Таким образом, за несколько предвоенных лет произошла практически тотальная «балканизация» внешней политики Австро-Венгрии. Для Вены проблемы поддержания своего международного престижа и внутриполитическая дилемма в виде неурегулированного югославянского вопроса были неотделимы друг от друга и возможность их разрешения увязывалась с доминированием на Балканах, которое предполагало включение Сербского королевства в сферу влияния империи Габсбургов и, соответственно, ликвидацию самой идеи «югославянского Пьемонта». Такая «запрограммированность» австро-венгерской политики на сербском направлении резко лимитировала Вене пространство для дипломатического маневрирования и подталкивала ее к использованию силовых методов для реализации своих целей, заключавшихся в сохранении территориальной целостности империи и ее великодержавного статуса. Вместе с тем специфика существовавшей системы международных отношений: ее многополярный характер, довольно зыбкая граница между противостоявшими друг другу военно-политическими блоками, наличие противоречий в рамках самих блоков (например, австро-итальянское соперничество на Балканах) – все это сдерживало Австро-Венгрию от военного выступления против Сербии. У современников событий создавалось впечатление некоторой непредсказуемости, поливариантности развития событий на Балканах.

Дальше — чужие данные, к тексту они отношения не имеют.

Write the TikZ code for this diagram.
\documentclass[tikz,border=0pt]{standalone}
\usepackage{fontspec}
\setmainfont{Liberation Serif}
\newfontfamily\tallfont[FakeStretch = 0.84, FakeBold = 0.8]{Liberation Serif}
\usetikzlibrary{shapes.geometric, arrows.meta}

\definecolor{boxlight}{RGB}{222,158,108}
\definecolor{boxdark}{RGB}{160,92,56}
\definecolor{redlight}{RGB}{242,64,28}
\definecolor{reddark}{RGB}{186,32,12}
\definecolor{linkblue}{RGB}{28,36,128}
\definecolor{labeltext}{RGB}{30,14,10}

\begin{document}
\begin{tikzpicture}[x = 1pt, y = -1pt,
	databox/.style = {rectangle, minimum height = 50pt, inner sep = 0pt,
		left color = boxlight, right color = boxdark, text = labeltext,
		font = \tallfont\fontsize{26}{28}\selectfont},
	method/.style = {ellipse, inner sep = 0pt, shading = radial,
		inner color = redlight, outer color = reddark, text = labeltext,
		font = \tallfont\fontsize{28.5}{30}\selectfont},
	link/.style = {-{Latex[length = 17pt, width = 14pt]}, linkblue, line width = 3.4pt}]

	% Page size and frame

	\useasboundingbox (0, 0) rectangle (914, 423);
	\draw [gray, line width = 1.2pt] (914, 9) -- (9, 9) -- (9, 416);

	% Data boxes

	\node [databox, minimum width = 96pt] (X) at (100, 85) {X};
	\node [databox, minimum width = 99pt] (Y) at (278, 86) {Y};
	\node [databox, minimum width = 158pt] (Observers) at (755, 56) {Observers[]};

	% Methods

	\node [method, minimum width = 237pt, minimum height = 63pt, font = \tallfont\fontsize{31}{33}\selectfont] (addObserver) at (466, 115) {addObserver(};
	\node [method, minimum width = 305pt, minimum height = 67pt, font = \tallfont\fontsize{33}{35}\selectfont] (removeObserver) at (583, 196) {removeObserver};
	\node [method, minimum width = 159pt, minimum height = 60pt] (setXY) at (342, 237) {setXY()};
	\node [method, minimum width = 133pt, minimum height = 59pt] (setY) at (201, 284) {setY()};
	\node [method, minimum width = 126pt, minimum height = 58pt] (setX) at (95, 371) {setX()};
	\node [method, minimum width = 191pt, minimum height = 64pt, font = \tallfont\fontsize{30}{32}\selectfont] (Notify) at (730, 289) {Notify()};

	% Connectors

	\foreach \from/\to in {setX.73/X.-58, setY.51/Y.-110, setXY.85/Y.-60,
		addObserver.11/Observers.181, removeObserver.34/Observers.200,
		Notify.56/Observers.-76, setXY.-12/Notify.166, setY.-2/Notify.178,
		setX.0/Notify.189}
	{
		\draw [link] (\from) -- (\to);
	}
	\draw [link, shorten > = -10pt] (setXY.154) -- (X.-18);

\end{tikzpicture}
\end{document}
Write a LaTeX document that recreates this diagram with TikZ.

Еще один важный момент, который нельзя не отметить, заключается в том, что перспектива исчезновения Австро-Венгрии и образования в Центральной Европе геополитического вакуума не вызывала восторгов ни у британской, ни у французской, ни у российской дипломатии, хотя державы Антанты и были заинтересованы в подрыве международных позиций Драйбунда. Такая точка зрения была особенно распространена среди британского истеблишмента. Предполагалось, что распад империи Габсбургов повлек бы за собой дальнейшее усиление Германии за счет поглощения ею немецких провинций Дунайской монархии и ее выхода к Средиземному морю, а также образование на ее руинах ряда славянских государств, которые составили бы зону перманентной нестабильности в Европе. В свете этого существование Австро-Венгрии являлось важным фактором поддержания силового равновесия на европейском континенте[1013]. Однако летом 1914 г. Дунайская монархия, уже мыслившая исключительно категориями балканской политики и, соответственно, постепенно трансформировавшаяся в региональную державу, непредумышленно сама сделала первый шаг к тому, чтобы обрушить общеевропейское равновесие.
С точки зрения Австро-Венгрии к июлю 1914 г. на европейском континенте сложилась выгодная для нее расстановка сил: прежде всего, это была англо-германская «разрядка», факт существования которой мог удержать Петербург от принятия радикальных шагов. В Вене не осталось незамеченным смягчение позиции Лондона в отношении ее балканской политики. Франц Иосиф в разговоре с Картрайтом отмечал сдержанный тон британской прессы во время балканского кризиса 1912–1913 гг.[1014], а Берхтольд в своей речи перед венгерскими делегатами охарактеризовал положение Англии на международной арене как «связующее звено между двумя Союзами»[1015]. Продемонстрированное Лондоном после Балканских войн стремление дистанцироваться от проблем региона укрепляло в австро-венгерских правящих кругах надежду на британское невмешательство в случае возникновения войны на полуострове.
Убийство Франца Фердинанда послужило Вене сигналом к действию. Затягивать с выступлением против Сербии, на ее взгляд, было опасно. От австро-венгерских дипломатов в балканских столицах стекалась информация о катастрофическом падении влияния Двуединой монархии в регионе. В Бухаресте, по сообщениям австро-венгерского посланника в Румынии О. фон Чернина, «все без исключения полагали, что монархия стоит на пороге заката и распада»; представители России и Франции убеждали румын «покинуть тонущий корабль, пока не поздно». Австро-венгерский дипломат не сомневался в том, что Париж и Петербург работали над созданием нового Балканского союза с целью завершить окружение Монархии и сокрушить ее[1016]. В свете этого расправа над Сербией позволила бы Австро-Венгрии не только урегулировать югославянский вопрос в рамках империи, но и утвердить свои лидирующие позиции в новой подсистеме: разгром соседнего славянского королевства мог вызвать так называемый «эффект победителя», т. е. переход остальных балканских государств на сторону Центральных держав[1017].